What a week. The weather here in central Ohio has been off the charts. It’s currently 56 degrees and raining. That’s downright nasty for this time of year. But in the grand scheme of things, we’re lucky.

Large scale farmers in the region have been struggling with too much rain, combined with unseasonably cool temperatures that have prevented evaporation, and have abandoned the idea of planting their fields this year. Too bad those folks are so big into corn and soy that they can’t imagine how to shift gears to something else. There’s still SO much time left in the season.

Here’s a few shots from the field I took earlier in the week.

Welcome to the jungle.

There’s a lot growing out back at this point. The spring crops are just about gone and the summer stuff is taking over, slowly.
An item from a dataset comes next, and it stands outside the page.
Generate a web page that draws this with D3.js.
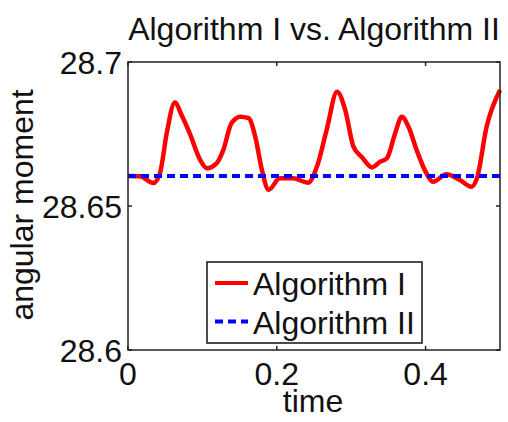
<!DOCTYPE html>
<html>
<head>
<meta charset="utf-8">
<script src="https://cdn.jsdelivr.net/npm/d3@7"></script>
<style>
  body { margin: 0; background: #fff; }
  text { font-family: "Liberation Sans", Arial, sans-serif; fill: #111; }
</style>
</head>
<body>
<svg id="chart" width="508" height="422"></svg>
<script>
// time samples and angular moment
const timeA = [0, 0.016, 0.034, 0.043, 0.052, 0.063, 0.072, 0.083, 0.097, 0.106, 0.119, 0.128,
    0.139, 0.151, 0.162, 0.171, 0.180, 0.189, 0.204, 0.222, 0.242, 0.254, 0.267, 0.281, 0.292,
    0.303, 0.314, 0.328, 0.339, 0.348, 0.359, 0.368, 0.377, 0.388, 0.401, 0.410, 0.428, 0.446,
    0.462, 0.469, 0.482, 0.5];
const momentA = [28.6604, 28.6603, 28.6580, 28.6614, 28.6752, 28.6859, 28.6816, 28.6752, 28.6660,
    28.6631, 28.6648, 28.6694, 28.6787, 28.6810, 28.6805, 28.6741, 28.6625, 28.6556, 28.6596,
    28.6596, 28.6581, 28.6637, 28.6764, 28.6897, 28.6833, 28.6706, 28.6671, 28.6634, 28.6654,
    28.6666, 28.6752, 28.6810, 28.6775, 28.6694, 28.6614, 28.6584, 28.6610, 28.6590, 28.6567,
    28.6596, 28.6775, 28.6903];
const timeB = [0, 0.5];
const momentB = [28.6604, 28.6604];
const xTicks = [0, 0.2, 0.4];
const yTicks = [28.6, 28.65, 28.7];
const seriesNames = ['Algorithm I', 'Algorithm II'];

const svg = d3.select('#chart');
const margin = { left: 128, right: 8, top: 62, bottom: 72 };
const width = 508 - margin.left - margin.right;
const height = 422 - margin.top - margin.bottom;
const fs = 32;

const x = d3.scaleLinear().domain([0, 0.5]).range([0, width]);
const y = d3.scaleLinear().domain([28.6, 28.7]).range([height, 0]);

const g = svg.append('g').attr('transform', 'translate(' + margin.left + ',' + margin.top + ')');

// lines
const line = d3.line().x(d => x(d[0])).y(d => y(d[1])).curve(d3.curveMonotoneX);
g.append('path')
    .datum(timeA.map((t, i) => [t, momentA[i]]))
    .attr('d', line)
    .attr('fill', 'none')
    .attr('stroke', '#ff0000')
    .attr('stroke-width', 4.5)
    .attr('stroke-linejoin', 'round');
g.append('path')
    .datum(timeB.map((t, i) => [t, momentB[i]]))
    .attr('d', line)
    .attr('fill', 'none')
    .attr('stroke', '#0000ff')
    .attr('stroke-width', 4)
    .attr('stroke-dasharray', '8,5');

// box
g.append('rect')
    .attr('width', width).attr('height', height)
    .attr('fill', 'none').attr('stroke', '#222').attr('stroke-width', 1.5);

// ticks, inward on all four sides
const tl = 4;
xTicks.forEach(t => {
    g.append('line').attr('x1', x(t)).attr('x2', x(t)).attr('y1', height).attr('y2', height - tl)
        .attr('stroke', '#222').attr('stroke-width', 1.5);
    g.append('line').attr('x1', x(t)).attr('x2', x(t)).attr('y1', 0).attr('y2', tl)
        .attr('stroke', '#222').attr('stroke-width', 1.5);
    g.append('text').attr('x', x(t)).attr('y', height + 35)
        .attr('text-anchor', 'middle').attr('font-size', fs).text(d3.format('')(t));
});
yTicks.forEach(t => {
    g.append('line').attr('x1', 0).attr('x2', tl).attr('y1', y(t)).attr('y2', y(t))
        .attr('stroke', '#222').attr('stroke-width', 1.5);
    g.append('line').attr('x1', width).attr('x2', width - tl).attr('y1', y(t)).attr('y2', y(t))
        .attr('stroke', '#222').attr('stroke-width', 1.5);
    g.append('text').attr('x', -6).attr('y', y(t) + 11.5)
        .attr('text-anchor', 'end').attr('font-size', fs).text(t);
});

// labels
svg.append('text').attr('x', margin.left + width / 2).attr('y', 40)
    .attr('text-anchor', 'middle').attr('font-size', fs).text('Algorithm I vs. Algorithm II');
svg.append('text').attr('x', margin.left + width / 2 - 1).attr('y', 412)
    .attr('text-anchor', 'middle').attr('font-size', fs).text('time');
svg.append('text')
    .attr('transform', 'translate(33,' + (margin.top + height / 2 - 1) + ') rotate(-90)')
    .attr('text-anchor', 'middle').attr('font-size', fs).text('angular moment');

// legend
const lg = svg.append('g').attr('transform', 'translate(207,262)');
lg.append('rect').attr('width', 215).attr('height', 81)
    .attr('fill', '#fff').attr('stroke', '#111').attr('stroke-width', 1.5);
const legendStyles = [
    { color: '#ff0000', dash: null },
    { color: '#0000ff', dash: '8,5' }
];
seriesNames.forEach((name, i) => {
    const yy = 21 + i * 38.5;
    lg.append('line').attr('x1', 8).attr('x2', 41).attr('y1', yy).attr('y2', yy)
        .attr('stroke', legendStyles[i].color).attr('stroke-width', 4)
        .attr('stroke-dasharray', legendStyles[i].dash);
    lg.append('text').attr('x', 46).attr('y', yy + 12).attr('font-size', fs).text(name);
});
</script>
</body>
</html>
Will be interesting to see if there are long term implications of tonight’s 50 degree dip.

The hens are driving me nuts. They refuse to stay on their side of the fence. In good moments I imagine they are eating the squash bug larve. But most of the time, when they’re scratching indiscriminately (uprooting seedlings) and eating the kale, I just want them out!

Cora’s poppies are doing great! She and I harvested seed for these from a neighbor’s yard last year and she set them in soil in the basement over the winter one day (on her own!). We sold a bunch at our plant sale in April and I’m hearing good reports from friends who took them home. I’m a proud (human and plant) momma.